BEIJING — China will allow special local government bonds to appropriately support small and medium-sized banks in replenishing capital, in the latest move to strengthen financial support for enterprises.
The country will focus on improving financial services offered to micro, small and medium-sized enterprises, according to a State Council executive meeting presided over by Premier Li Keqiang on Wednesday.
The meeting has decided to grant certain quota to local governments this year to explore new capital replenishment channels for the banks, including subscriptions for convertible bonds.
Accounting for 99 percent of Chinese banks, small and medium-sized banks recently faced mounting pressure in terms of lending capacity and capital consumption due to COVID-19 strains.
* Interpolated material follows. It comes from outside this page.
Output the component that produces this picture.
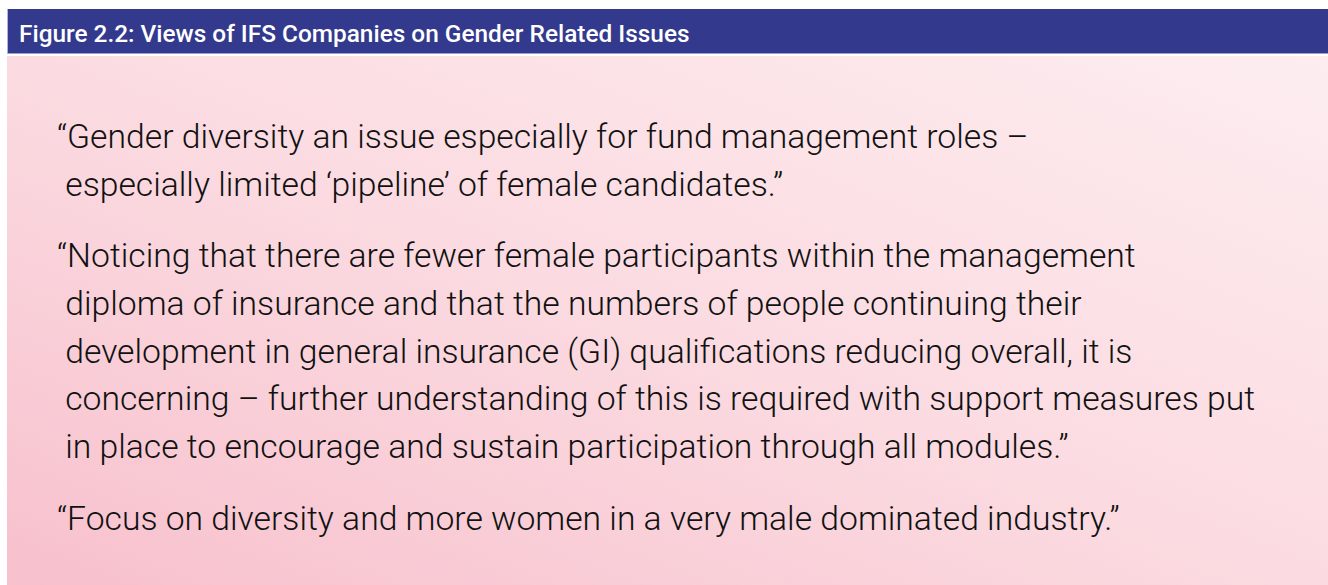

“It was a timely and important move for the country to innovate capital replenishment tools for small and medium-sized banks,” said Dong Ximiao, a researcher with the National Institution for Finance and Development.
It is also conducive to enhancing the willingness and ability of small and medium-sized banks to serve the real economy, especially micro, small and medium-sized enterprises and private firms, Dong noted.
The meeting urged local governments to give priority to supporting small and medium-sized banks that are capable of sustainable market-based operations.
In addition, local governments should supervise improvements to the banks’ internal control mechanisms and strengthen oversight when utilizing special local government bonds.